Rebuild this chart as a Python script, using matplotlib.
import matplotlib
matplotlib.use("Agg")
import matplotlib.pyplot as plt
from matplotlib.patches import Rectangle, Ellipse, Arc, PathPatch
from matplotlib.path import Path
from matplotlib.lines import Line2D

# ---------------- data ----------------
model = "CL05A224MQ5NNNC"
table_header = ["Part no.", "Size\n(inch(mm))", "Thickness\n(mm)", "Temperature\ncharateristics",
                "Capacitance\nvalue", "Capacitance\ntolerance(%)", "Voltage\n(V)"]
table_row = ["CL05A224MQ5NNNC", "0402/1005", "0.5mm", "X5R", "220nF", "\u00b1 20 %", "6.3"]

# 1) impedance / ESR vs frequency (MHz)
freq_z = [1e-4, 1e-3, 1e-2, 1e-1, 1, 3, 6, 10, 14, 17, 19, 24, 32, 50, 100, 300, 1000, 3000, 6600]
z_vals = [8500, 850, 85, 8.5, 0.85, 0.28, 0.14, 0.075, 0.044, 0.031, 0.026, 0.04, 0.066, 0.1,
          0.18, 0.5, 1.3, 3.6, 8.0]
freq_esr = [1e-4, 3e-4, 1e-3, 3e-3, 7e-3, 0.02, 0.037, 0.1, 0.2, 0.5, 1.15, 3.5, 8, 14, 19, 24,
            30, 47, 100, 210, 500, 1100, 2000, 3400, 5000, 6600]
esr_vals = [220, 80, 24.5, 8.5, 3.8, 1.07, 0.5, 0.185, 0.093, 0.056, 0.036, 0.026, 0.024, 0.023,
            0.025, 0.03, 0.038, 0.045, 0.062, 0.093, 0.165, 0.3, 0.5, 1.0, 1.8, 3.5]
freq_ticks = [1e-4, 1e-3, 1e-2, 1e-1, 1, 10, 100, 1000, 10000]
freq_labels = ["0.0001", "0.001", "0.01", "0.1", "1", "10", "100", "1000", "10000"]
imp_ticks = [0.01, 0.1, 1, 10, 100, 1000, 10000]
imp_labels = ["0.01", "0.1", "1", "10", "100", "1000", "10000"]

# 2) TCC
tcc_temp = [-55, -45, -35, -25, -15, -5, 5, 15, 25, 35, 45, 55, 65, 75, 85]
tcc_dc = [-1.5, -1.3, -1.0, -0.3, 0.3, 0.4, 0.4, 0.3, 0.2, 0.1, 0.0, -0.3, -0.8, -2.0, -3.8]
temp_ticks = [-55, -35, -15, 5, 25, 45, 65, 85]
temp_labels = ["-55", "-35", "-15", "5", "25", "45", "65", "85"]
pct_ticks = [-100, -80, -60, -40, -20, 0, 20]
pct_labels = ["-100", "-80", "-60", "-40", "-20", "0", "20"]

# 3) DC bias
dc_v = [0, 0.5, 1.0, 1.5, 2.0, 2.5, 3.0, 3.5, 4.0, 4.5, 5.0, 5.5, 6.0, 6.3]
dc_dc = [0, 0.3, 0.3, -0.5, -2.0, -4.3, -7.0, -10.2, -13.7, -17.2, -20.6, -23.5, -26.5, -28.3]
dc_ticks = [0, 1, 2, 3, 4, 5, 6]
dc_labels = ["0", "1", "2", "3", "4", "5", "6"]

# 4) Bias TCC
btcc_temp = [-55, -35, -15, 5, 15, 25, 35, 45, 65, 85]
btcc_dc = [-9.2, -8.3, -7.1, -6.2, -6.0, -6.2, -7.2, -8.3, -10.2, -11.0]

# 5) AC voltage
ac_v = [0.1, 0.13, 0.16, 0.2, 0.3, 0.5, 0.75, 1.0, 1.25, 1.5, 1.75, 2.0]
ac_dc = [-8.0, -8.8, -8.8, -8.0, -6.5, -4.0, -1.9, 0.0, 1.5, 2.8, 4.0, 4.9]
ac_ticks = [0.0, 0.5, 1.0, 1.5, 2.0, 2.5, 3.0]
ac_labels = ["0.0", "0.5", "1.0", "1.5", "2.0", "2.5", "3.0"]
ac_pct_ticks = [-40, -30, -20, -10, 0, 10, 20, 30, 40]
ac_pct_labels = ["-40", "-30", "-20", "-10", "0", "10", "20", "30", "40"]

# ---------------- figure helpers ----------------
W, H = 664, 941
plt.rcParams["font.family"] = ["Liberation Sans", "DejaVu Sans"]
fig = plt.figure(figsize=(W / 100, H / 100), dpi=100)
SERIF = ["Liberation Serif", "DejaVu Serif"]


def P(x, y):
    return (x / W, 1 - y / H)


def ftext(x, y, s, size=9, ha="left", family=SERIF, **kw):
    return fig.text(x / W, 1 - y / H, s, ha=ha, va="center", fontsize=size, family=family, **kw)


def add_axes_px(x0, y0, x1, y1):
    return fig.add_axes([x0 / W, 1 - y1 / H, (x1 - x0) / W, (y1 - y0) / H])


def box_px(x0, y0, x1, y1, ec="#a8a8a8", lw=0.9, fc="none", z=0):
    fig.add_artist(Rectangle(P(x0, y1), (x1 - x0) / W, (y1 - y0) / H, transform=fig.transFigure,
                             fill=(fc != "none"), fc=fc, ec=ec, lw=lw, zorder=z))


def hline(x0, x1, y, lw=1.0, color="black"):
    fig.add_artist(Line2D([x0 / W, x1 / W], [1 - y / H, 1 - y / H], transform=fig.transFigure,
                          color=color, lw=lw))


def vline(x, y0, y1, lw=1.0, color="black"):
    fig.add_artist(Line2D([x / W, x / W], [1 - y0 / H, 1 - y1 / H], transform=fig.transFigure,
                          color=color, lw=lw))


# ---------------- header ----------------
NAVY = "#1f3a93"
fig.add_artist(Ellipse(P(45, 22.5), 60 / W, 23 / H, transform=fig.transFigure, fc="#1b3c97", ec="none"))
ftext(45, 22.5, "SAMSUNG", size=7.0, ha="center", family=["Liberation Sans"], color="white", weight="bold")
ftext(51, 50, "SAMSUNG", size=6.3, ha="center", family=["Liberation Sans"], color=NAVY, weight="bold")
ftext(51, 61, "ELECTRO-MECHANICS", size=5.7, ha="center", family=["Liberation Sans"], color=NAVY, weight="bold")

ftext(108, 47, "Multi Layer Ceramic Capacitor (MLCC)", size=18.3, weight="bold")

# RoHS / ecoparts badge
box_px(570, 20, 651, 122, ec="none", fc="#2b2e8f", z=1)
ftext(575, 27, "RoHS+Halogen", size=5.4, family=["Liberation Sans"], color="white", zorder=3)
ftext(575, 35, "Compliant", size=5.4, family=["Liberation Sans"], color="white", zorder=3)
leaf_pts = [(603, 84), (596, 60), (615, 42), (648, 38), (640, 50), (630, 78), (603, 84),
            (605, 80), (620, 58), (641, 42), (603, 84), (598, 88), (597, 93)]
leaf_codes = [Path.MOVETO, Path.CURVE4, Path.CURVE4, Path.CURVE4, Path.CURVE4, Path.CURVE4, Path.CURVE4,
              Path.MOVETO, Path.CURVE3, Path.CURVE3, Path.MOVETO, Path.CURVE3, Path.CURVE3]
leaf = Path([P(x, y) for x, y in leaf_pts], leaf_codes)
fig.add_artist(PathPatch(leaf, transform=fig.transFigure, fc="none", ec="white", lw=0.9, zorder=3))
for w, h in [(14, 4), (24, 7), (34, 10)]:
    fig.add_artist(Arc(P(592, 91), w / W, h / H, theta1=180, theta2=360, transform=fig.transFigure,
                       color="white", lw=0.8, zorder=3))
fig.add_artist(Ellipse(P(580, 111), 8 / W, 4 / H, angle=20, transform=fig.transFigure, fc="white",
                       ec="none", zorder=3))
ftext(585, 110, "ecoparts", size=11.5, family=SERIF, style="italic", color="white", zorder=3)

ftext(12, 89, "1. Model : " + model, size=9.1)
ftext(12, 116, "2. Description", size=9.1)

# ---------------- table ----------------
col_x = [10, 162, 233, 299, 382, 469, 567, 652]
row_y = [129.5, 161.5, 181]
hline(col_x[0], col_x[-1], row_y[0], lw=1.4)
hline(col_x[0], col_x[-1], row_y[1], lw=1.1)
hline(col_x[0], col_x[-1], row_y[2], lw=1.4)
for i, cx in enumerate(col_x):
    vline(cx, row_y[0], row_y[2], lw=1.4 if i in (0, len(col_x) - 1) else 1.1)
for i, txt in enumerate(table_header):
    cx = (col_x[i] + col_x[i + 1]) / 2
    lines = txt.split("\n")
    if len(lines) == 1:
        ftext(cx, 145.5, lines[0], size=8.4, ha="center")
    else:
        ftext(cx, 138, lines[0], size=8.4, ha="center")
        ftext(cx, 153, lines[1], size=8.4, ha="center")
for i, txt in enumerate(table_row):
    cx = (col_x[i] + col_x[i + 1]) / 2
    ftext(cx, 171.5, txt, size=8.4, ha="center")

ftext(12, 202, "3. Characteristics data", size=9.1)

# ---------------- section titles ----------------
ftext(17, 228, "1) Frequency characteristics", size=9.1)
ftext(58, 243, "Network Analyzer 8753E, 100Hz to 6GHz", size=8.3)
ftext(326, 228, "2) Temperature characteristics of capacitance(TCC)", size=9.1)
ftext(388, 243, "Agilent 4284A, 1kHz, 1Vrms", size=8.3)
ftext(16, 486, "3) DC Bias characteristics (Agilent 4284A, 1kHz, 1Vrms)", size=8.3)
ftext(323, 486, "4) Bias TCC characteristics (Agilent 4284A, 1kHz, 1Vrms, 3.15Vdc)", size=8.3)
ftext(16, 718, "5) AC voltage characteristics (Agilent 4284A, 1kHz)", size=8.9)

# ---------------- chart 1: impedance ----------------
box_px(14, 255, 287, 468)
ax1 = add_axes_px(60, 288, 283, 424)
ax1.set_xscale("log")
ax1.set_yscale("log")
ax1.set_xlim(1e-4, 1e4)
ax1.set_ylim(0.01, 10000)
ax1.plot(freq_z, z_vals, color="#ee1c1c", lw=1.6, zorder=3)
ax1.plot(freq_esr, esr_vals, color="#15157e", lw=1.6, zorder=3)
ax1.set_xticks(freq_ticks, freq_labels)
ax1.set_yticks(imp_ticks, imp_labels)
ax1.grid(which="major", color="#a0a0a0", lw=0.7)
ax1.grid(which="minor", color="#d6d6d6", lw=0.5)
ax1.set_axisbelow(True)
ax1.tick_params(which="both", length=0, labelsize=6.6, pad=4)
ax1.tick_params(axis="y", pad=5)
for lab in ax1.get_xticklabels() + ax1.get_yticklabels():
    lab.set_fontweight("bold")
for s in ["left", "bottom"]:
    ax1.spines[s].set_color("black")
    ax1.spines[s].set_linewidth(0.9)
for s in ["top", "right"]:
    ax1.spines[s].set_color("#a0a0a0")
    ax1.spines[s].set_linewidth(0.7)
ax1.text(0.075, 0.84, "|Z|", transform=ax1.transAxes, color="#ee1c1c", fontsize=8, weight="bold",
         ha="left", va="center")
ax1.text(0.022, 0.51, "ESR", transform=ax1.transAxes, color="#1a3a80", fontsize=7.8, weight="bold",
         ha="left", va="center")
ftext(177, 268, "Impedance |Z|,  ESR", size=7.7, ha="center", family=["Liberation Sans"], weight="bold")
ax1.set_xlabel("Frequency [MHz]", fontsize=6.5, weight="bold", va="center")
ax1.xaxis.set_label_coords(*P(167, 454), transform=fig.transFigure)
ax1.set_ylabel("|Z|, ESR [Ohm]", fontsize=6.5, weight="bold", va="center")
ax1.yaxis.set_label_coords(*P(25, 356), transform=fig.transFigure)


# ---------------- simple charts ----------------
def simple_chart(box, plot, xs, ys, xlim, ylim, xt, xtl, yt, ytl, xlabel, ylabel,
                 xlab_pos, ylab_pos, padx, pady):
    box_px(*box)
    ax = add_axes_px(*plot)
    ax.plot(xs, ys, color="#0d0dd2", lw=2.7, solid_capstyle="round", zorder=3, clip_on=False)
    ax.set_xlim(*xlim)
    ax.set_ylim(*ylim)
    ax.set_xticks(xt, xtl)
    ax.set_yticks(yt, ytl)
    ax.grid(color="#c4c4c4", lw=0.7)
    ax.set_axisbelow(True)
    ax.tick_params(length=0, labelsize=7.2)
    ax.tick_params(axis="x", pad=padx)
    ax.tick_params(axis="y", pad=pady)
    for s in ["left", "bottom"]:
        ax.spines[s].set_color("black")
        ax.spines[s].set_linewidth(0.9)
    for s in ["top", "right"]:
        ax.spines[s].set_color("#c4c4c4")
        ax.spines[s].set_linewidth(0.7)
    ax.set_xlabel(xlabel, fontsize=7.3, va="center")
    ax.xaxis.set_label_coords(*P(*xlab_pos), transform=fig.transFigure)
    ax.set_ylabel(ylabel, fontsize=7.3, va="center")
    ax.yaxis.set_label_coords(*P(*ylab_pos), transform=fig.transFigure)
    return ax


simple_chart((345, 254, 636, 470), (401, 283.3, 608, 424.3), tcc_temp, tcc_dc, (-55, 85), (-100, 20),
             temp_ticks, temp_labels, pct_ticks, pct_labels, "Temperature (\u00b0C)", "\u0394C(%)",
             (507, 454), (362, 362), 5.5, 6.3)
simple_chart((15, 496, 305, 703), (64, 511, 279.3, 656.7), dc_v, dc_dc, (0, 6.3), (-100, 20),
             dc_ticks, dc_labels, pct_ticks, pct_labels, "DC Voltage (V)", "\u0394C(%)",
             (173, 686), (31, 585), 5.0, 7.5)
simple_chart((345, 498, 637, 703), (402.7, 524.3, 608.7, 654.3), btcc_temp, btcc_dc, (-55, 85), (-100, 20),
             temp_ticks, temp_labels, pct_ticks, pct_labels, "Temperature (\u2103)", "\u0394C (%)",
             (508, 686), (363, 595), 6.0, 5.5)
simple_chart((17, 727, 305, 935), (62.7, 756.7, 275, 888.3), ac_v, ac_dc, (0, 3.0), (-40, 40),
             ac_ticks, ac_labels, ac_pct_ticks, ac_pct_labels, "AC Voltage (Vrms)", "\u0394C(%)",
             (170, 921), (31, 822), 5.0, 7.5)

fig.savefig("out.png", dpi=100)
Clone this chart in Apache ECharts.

##############################

> [Exercise prompt]
Reproduce verbatim the range of lines that opens the records and closes with the line containing "from matplotlib.lines import Line2D". Omit everything after it.

> [Exercise output]
Rebuild this chart as a Python script, using matplotlib.
import matplotlib
matplotlib.use("Agg")
import matplotlib.pyplot as plt
from matplotlib.patches import Rectangle, Ellipse, Arc, PathPatch
from matplotlib.path import Path
from matplotlib.lines import Line2D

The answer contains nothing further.